Please retype the data in full and exactly; the pictures are not part of the copy.
##############################
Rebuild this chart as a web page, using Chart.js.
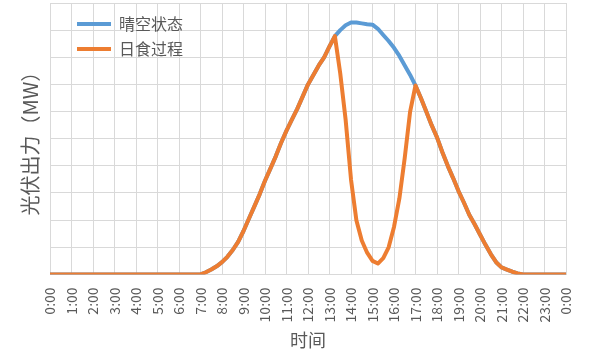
<!DOCTYPE html>
<html>
<head>
<meta charset="utf-8">
<script src="https://cdn.jsdelivr.net/npm/chart.js@4/dist/chart.umd.min.js"></script>
<style>
  html, body { margin: 0; padding: 0; background: #ffffff; }
  #c { display: block; }
</style>
</head>
<body>
<canvas id="c" width="600" height="357"></canvas>
<script>
// Time of day in hours (x values)
const times = [0,1,2,3,4,5,6,7,
  7.25,7.5,7.75,8,8.25,8.5,8.75,9,9.25,9.5,9.75,10,10.25,10.5,10.75,11,
  11.25,11.5,11.75,12,12.25,12.5,12.75,13,13.25,13.5,13.75,14,14.25,14.5,14.75,15,
  15.25,15.5,15.75,16,16.25,16.5,16.75,17,17.25,17.5,17.75,18,18.25,18.5,18.75,19,
  19.25,19.5,19.75,20,20.25,20.5,20.75,21,21.25,21.5,21.75,22,23,24];

// Clear-sky PV output (grid units)
const clearSky = [0,0,0,0,0,0,0,0,
  0.08,0.18,0.3,0.45,0.65,0.9,1.2,1.6,2.05,2.5,2.95,3.45,3.9,4.35,4.85,5.3,
  5.7,6.1,6.55,7.0,7.35,7.7,8.0,8.4,8.78,9.0,9.18,9.28,9.28,9.25,9.22,9.2,
  9.05,8.82,8.6,8.35,8.05,7.7,7.35,6.96,6.5,6.0,5.5,5.05,4.5,4.0,3.55,3.07,
  2.65,2.2,1.85,1.47,1.1,0.75,0.45,0.26,0.18,0.1,0.04,0,0,0];

// PV output during the solar eclipse (grid units)
const eclipse = [0,0,0,0,0,0,0,0,
  0.08,0.18,0.3,0.45,0.65,0.9,1.2,1.6,2.05,2.5,2.95,3.45,3.9,4.35,4.85,5.3,
  5.7,6.1,6.55,7.0,7.35,7.7,8.0,8.4,8.78,7.4,5.7,3.5,2.0,1.25,0.8,0.5,
  0.4,0.6,1.0,1.75,2.8,4.3,6.0,6.96,6.5,6.0,5.5,5.05,4.5,4.0,3.55,3.07,
  2.65,2.2,1.85,1.47,1.1,0.75,0.45,0.26,0.18,0.1,0.04,0,0,0];

const hourLabels = ['0:00','1:00','2:00','3:00','4:00','5:00','6:00','7:00','8:00','9:00',
  '10:00','11:00','12:00','13:00','14:00','15:00','16:00','17:00','18:00','19:00',
  '20:00','21:00','22:00','23:00','0:00'];

const seriesNames = ['晴空状态', '日食过程'];
const yTitle = '光伏出力（MW）';
const xTitle = '时间';

const FONT = "'Noto Sans CJK SC', 'Noto Sans', sans-serif";
const TEXT = '#595959';
const GRID = '#d9d9d9';
const BLUE = '#5B9BD5';
const ORANGE = '#ED7D31';

const toPts = (vals) => times.map((t, i) => ({ x: t, y: vals[i] }));

const legendOffset = {
  id: 'legendOffset',
  afterLayout(chart) {
    const l = chart.legend;
    if (l) { l.left += 18; l.top += 7; }
  }
};

new Chart(document.getElementById('c'), {
  type: 'line',
  data: {
    datasets: [
      {
        label: seriesNames[0],
        data: toPts(clearSky),
        borderColor: BLUE,
        backgroundColor: BLUE,
        borderWidth: 4,
        pointRadius: 0,
        tension: 0,
        borderJoinStyle: 'round',
        borderCapStyle: 'round',
        order: 2
      },
      {
        label: seriesNames[1],
        data: toPts(eclipse),
        borderColor: ORANGE,
        backgroundColor: ORANGE,
        borderWidth: 4,
        pointRadius: 0,
        tension: 0,
        borderJoinStyle: 'round',
        borderCapStyle: 'round',
        order: 1
      }
    ]
  },
  options: {
    responsive: false,
    animation: false,
    events: [],
    layout: { padding: { left: 0, right: 34, top: 3, bottom: 0 } },
    plugins: {
      tooltip: { enabled: false },
      legend: {
        position: 'chartArea',
        align: 'start',
        labels: {
          usePointStyle: true,
          pointStyle: 'line',
          pointStyleWidth: 34,
          boxHeight: 4,
          padding: 9,
          color: TEXT,
          font: { family: FONT, size: 16 },
          sort: (a, b) => a.datasetIndex - b.datasetIndex
        }
      }
    },
    scales: {
      x: {
        type: 'linear',
        min: 0,
        max: 24,
        grid: { color: GRID, lineWidth: 1, drawTicks: false },
        border: { color: GRID },
        ticks: {
          stepSize: 1,
          autoSkip: false,
          maxRotation: 90,
          minRotation: 90,
          padding: 13,
          color: TEXT,
          font: { family: FONT, size: 14 },
          callback: (v, i) => hourLabels[i]
        },
        title: {
          display: true,
          text: xTitle,
          color: TEXT,
          font: { family: FONT, size: 18 },
          padding: { top: -6, bottom: 6 }
        }
      },
      y: {
        min: 0,
        max: 10,
        grid: { color: GRID, lineWidth: 1, drawTicks: false },
        border: { color: GRID },
        ticks: { stepSize: 1, display: false },
        title: {
          display: true,
          text: yTitle,
          color: TEXT,
          font: { family: FONT, size: 20 },
          padding: { top: 18, bottom: 8 }
        }
      }
    }
  },
  plugins: [legendOffset]
});
</script>
</body>
</html>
##############################
### RESULT:
Rebuild this chart as a web page, using Chart.js.
<!DOCTYPE html>
<html>
<head>
<meta charset="utf-8">
<script src="https://cdn.jsdelivr.net/npm/chart.js@4/dist/chart.umd.min.js"></script>
<style>
  html, body { margin: 0; padding: 0; background: #ffffff; }
  #c { display: block; }
</style>
</head>
<body>
<canvas id="c" width="600" height="357"></canvas>
<script>
// Time of day in hours (x values)
const times = [0,1,2,3,4,5,6,7,
  7.25,7.5,7.75,8,8.25,8.5,8.75,9,9.25,9.5,9.75,10,10.25,10.5,10.75,11,
  11.25,11.5,11.75,12,12.25,12.5,12.75,13,13.25,13.5,13.75,14,14.25,14.5,14.75,15,
  15.25,15.5,15.75,16,16.25,16.5,16.75,17,17.25,17.5,17.75,18,18.25,18.5,18.75,19,
  19.25,19.5,19.75,20,20.25,20.5,20.75,21,21.25,21.5,21.75,22,23,24];

// Clear-sky PV output (grid units)
const clearSky = [0,0,0,0,0,0,0,0,
  0.08,0.18,0.3,0.45,0.65,0.9,1.2,1.6,2.05,2.5,2.95,3.45,3.9,4.35,4.85,5.3,
  5.7,6.1,6.55,7.0,7.35,7.7,8.0,8.4,8.78,9.0,9.18,9.28,9.28,9.25,9.22,9.2,
  9.05,8.82,8.6,8.35,8.05,7.7,7.35,6.96,6.5,6.0,5.5,5.05,4.5,4.0,3.55,3.07,
  2.65,2.2,1.85,1.47,1.1,0.75,0.45,0.26,0.18,0.1,0.04,0,0,0];

// PV output during the solar eclipse (grid units)
const eclipse = [0,0,0,0,0,0,0,0,
  0.08,0.18,0.3,0.45,0.65,0.9,1.2,1.6,2.05,2.5,2.95,3.45,3.9,4.35,4.85,5.3,
  5.7,6.1,6.55,7.0,7.35,7.7,8.0,8.4,8.78,7.4,5.7,3.5,2.0,1.25,0.8,0.5,
  0.4,0.6,1.0,1.75,2.8,4.3,6.0,6.96,6.5,6.0,5.5,5.05,4.5,4.0,3.55,3.07,
  2.65,2.2,1.85,1.47,1.1,0.75,0.45,0.26,0.18,0.1,0.04,0,0,0];

const hourLabels = ['0:00','1:00','2:00','3:00','4:00','5:00','6:00','7:00','8:00','9:00',
  '10:00','11:00','12:00','13:00','14:00','15:00','16:00','17:00','18:00','19:00',
  '20:00','21:00','22:00','23:00','0:00'];

const seriesNames = ['晴空状态', '日食过程'];
const yTitle = '光伏出力（MW）';
const xTitle = '时间';

const FONT = "'Noto Sans CJK SC', 'Noto Sans', sans-serif";
const TEXT = '#595959';
const GRID = '#d9d9d9';
const BLUE = '#5B9BD5';
const ORANGE = '#ED7D31';

const toPts = (vals) => times.map((t, i) => ({ x: t, y: vals[i] }));

const legendOffset = {
  id: 'legendOffset',
  afterLayout(chart) {
    const l = chart.legend;
    if (l) { l.left += 18; l.top += 7; }
  }
};

new Chart(document.getElementById('c'), {
  type: 'line',
  data: {
    datasets: [
      {
        label: seriesNames[0],
        data: toPts(clearSky),
        borderColor: BLUE,
        backgroundColor: BLUE,
        borderWidth: 4,
        pointRadius: 0,
        tension: 0,
        borderJoinStyle: 'round',
        borderCapStyle: 'round',
        order: 2
      },
      {
        label: seriesNames[1],
        data: toPts(eclipse),
        borderColor: ORANGE,
        backgroundColor: ORANGE,
        borderWidth: 4,
        pointRadius: 0,
        tension: 0,
        borderJoinStyle: 'round',
        borderCapStyle: 'round',
        order: 1
      }
    ]
  },
  options: {
    responsive: false,
    animation: false,
    events: [],
    layout: { padding: { left: 0, right: 34, top: 3, bottom: 0 } },
    plugins: {
      tooltip: { enabled: false },
      legend: {
        position: 'chartArea',
        align: 'start',
        labels: {
          usePointStyle: true,
          pointStyle: 'line',
          pointStyleWidth: 34,
          boxHeight: 4,
          padding: 9,
          color: TEXT,
          font: { family: FONT, size: 16 },
          sort: (a, b) => a.datasetIndex - b.datasetIndex
        }
      }
    },
    scales: {
      x: {
        type: 'linear',
        min: 0,
        max: 24,
        grid: { color: GRID, lineWidth: 1, drawTicks: false },
        border: { color: GRID },
        ticks: {
          stepSize: 1,
          autoSkip: false,
          maxRotation: 90,
          minRotation: 90,
          padding: 13,
          color: TEXT,
          font: { family: FONT, size: 14 },
          callback: (v, i) => hourLabels[i]
        },
        title: {
          display: true,
          text: xTitle,
          color: TEXT,
          font: { family: FONT, size: 18 },
          padding: { top: -6, bottom: 6 }
        }
      },
      y: {
        min: 0,
        max: 10,
        grid: { color: GRID, lineWidth: 1, drawTicks: false },
        border: { color: GRID },
        ticks: { stepSize: 1, display: false },
        title: {
          display: true,
          text: yTitle,
          color: TEXT,
          font: { family: FONT, size: 20 },
          padding: { top: 18, bottom: 8 }
        }
      }
    }
  },
  plugins: [legendOffset]
});
</script>
</body>
</html>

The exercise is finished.